|Indiana Governor Mike Pence, the new face of discrimination|
Not because he's necessarily a bad guy.
But because he totally misread the American zeitgeist and shirked his moral obligation as Governor by using the power of his political office to pass a law that actually removes legal barriers from individuals and businesses that chose to discriminate against people because of their sexual orientation.
Of course Pence also gets the Rockwell because of his bumbling, almost incomprehensible verbal exchange with George Stephanopoulos on the ABC Sunday news show, 'This Week'.
Not only did he completely implode on a live national broadcast when directly asked if he thought it was right to discriminate against members of the LGBT community, his strange indignant accusations about an "avalanche" of misunderstanding and bad reporting about the "religious freedom" act were so contrived that it made it painfully obvious that he KNEW the act was discriminatory.
He ducked the question eight different times because like many members of today's Republican party, he'll gladly back concocted measures like 'Voter Identification Laws' or 'Religious Freedom' that mask discrimination against others - as long as he's not forced to actually call those measures what they are in public.
Now let's be honest, was there some kind of unprecedented wave of secret persecution against Indiana Christians that would prompt a Republican-dominated legislative body to create a law to "protect religious liberty"?
Of course not. It's a lame-ass fabricated means to a right-wing extremist end.
|One of many Iraqi Christians crucified by ISIS|
If Republicans want to get indignant about "religious liberty", maybe they should focus some of their fiery self-righteous rhetoric on places like Syria, or Egypt; where 21 Christian members of the Coptic Church in the village of al-Our were beheaded by members of ISIS back in February.
Remarkably, tone-deaf Republicans are proactively defending Pence's support of The Religious Freedom Restoration Act (RFRA) in a klutzy effort to try and convince people that it's something other than what it actually is: a license for businesses and individuals to discriminate.
Undeterred by growing criticism that Indiana's RFRA would sanction discrimination against LGBT Hoosiers, blight the reputation of the state and become a major downer for state tourism and business, today a variety of conservatives, from religious activists in Indiana to 2016 Presidential hopeful Jeb Bush used a completely bogus comparison to support Pence's effort to legalize discrimination.
Bush, Pence and others tried to claim that Indiana's RFRA is identical to the Defense of Marriage Act (DOMA) that was passed back in 1996 under then-President Bill Clinton with overwhelming Congressional support; and similar laws that have passed in 20 other states.

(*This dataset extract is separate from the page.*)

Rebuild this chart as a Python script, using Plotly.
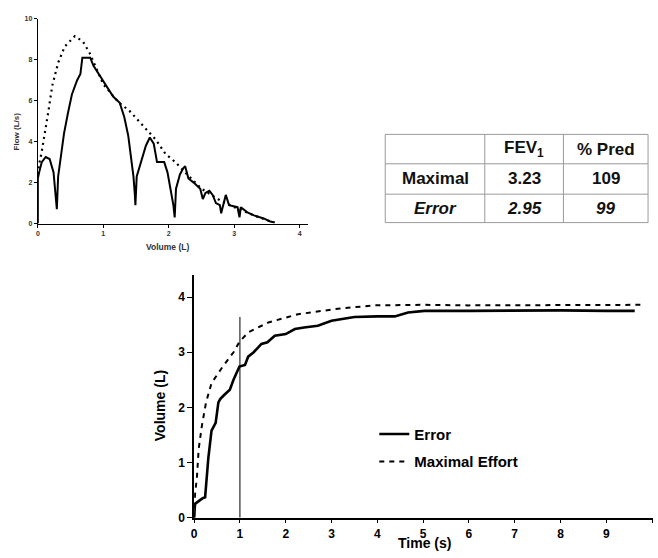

That's absolutely NOT true.
DOMA is a federal law that allows states to NOT recognize same-sex marriages performed in another state.
Indiana's RFRA goes much further. As Lambda Legal attorney Jenny Pizer was quoted as saying in a DailyKos.com article by Kerry Eleveld:
"SB 101 (Indiana's RFRA passed by Gov Pence) is substantially broader than the federal law. It extends religious rights to all businesses, no matter how large and completely secular they are. In addition, the federal law can only be invoked against government action. SB 101 goes much further, inviting discrimination by allowing religious beliefs to be raised as a defense in lawsuits and administrative proceedings brought by workers, tenants and customers who have suffered discrimination in a business transaction based on someone else's religious beliefs."
So what's the response from Republicans in other states?
The legislature of the great state of Arkansas went ahead and passed it's own version of the RFRA and sent it to Republican Governor Asa Hutchinson to sign.
North Carolina (shocker!) is preparing to act on their own version too.
So here we are in the season of Lent, approaching Good Friday when Christians around the world prepare to mark the Crucifixion of Jesus.
We're days from Easter, the holiest day on the Christian calendar and how is the extremist wing of the Republican party observing this somber and triumphant time?
By using political majorities in state legislatures to allow Christians who've warped the true message of Christ to discriminate against American citizens.
Funny how some of the same Republicans who ceaselessly criticize the President for government overreach for providing health care for citizens and for his handling of ISIS in the Mid-East, are simultaneously using their political advantage to create their own conservative theocracy in the heartland of America.
Writer Aaron Sorkin was right when his lead character Will McAvoy (a disillusioned ex-Republican newscaster on HBO's 'The Newsroom' played by actor Jeff Daniels) said of today's Republican party: "We should call them what they are: The American Taliban."